■ **BRIEF**:
Copy the listing verbatim, excluding any images found in it.

■ **DATA EXCERPT**:

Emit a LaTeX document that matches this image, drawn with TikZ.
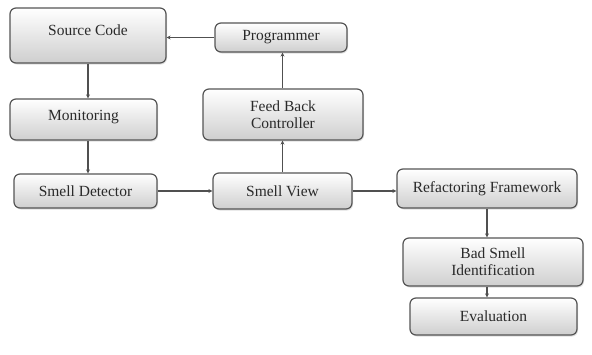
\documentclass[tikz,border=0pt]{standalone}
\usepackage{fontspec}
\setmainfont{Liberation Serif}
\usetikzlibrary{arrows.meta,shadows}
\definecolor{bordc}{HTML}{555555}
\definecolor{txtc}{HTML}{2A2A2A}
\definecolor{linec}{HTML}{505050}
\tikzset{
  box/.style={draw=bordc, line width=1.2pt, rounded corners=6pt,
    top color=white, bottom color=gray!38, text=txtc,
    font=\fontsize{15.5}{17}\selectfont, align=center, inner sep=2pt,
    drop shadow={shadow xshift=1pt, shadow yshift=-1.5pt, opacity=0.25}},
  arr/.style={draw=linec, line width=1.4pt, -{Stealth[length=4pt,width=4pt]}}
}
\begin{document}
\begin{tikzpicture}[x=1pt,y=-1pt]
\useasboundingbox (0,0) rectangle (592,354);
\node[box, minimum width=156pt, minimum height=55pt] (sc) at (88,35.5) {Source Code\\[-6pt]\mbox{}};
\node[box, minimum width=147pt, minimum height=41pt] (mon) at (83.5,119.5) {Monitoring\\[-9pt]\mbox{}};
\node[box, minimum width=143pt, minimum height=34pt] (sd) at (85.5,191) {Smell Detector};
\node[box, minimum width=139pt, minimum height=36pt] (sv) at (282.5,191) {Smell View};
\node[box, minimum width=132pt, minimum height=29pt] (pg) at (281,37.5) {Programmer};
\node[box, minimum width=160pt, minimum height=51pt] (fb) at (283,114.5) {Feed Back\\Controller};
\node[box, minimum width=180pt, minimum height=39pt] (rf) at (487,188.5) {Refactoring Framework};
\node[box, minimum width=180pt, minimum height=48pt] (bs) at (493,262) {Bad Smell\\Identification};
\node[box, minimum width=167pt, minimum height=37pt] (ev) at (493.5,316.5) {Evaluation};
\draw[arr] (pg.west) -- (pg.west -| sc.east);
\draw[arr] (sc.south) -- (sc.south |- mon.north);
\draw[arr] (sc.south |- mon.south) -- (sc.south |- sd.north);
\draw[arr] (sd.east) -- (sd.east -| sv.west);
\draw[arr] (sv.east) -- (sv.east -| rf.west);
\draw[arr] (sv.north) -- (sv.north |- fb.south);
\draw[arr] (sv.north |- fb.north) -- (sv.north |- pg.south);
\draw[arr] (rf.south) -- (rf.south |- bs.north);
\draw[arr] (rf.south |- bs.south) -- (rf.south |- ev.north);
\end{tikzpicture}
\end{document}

■ **WRITTEN ANSWER**:
Emit a LaTeX document that matches this image, drawn with TikZ.
\documentclass[tikz,border=0pt]{standalone}
\usepackage{fontspec}
\setmainfont{Liberation Serif}
\usetikzlibrary{arrows.meta,shadows}
\definecolor{bordc}{HTML}{555555}
\definecolor{txtc}{HTML}{2A2A2A}
\definecolor{linec}{HTML}{505050}
\tikzset{
  box/.style={draw=bordc, line width=1.2pt, rounded corners=6pt,
    top color=white, bottom color=gray!38, text=txtc,
    font=\fontsize{15.5}{17}\selectfont, align=center, inner sep=2pt,
    drop shadow={shadow xshift=1pt, shadow yshift=-1.5pt, opacity=0.25}},
  arr/.style={draw=linec, line width=1.4pt, -{Stealth[length=4pt,width=4pt]}}
}
\begin{document}
\begin{tikzpicture}[x=1pt,y=-1pt]
\useasboundingbox (0,0) rectangle (592,354);
\node[box, minimum width=156pt, minimum height=55pt] (sc) at (88,35.5) {Source Code\\[-6pt]\mbox{}};
\node[box, minimum width=147pt, minimum height=41pt] (mon) at (83.5,119.5) {Monitoring\\[-9pt]\mbox{}};
\node[box, minimum width=143pt, minimum height=34pt] (sd) at (85.5,191) {Smell Detector};
\node[box, minimum width=139pt, minimum height=36pt] (sv) at (282.5,191) {Smell View};
\node[box, minimum width=132pt, minimum height=29pt] (pg) at (281,37.5) {Programmer};
\node[box, minimum width=160pt, minimum height=51pt] (fb) at (283,114.5) {Feed Back\\Controller};
\node[box, minimum width=180pt, minimum height=39pt] (rf) at (487,188.5) {Refactoring Framework};
\node[box, minimum width=180pt, minimum height=48pt] (bs) at (493,262) {Bad Smell\\Identification};
\node[box, minimum width=167pt, minimum height=37pt] (ev) at (493.5,316.5) {Evaluation};
\draw[arr] (pg.west) -- (pg.west -| sc.east);
\draw[arr] (sc.south) -- (sc.south |- mon.north);
\draw[arr] (sc.south |- mon.south) -- (sc.south |- sd.north);
\draw[arr] (sd.east) -- (sd.east -| sv.west);
\draw[arr] (sv.east) -- (sv.east -| rf.west);
\draw[arr] (sv.north) -- (sv.north |- fb.south);
\draw[arr] (sv.north |- fb.north) -- (sv.north |- pg.south);
\draw[arr] (rf.south) -- (rf.south |- bs.north);
\draw[arr] (rf.south |- bs.south) -- (rf.south |- ev.north);
\end{tikzpicture}
\end{document}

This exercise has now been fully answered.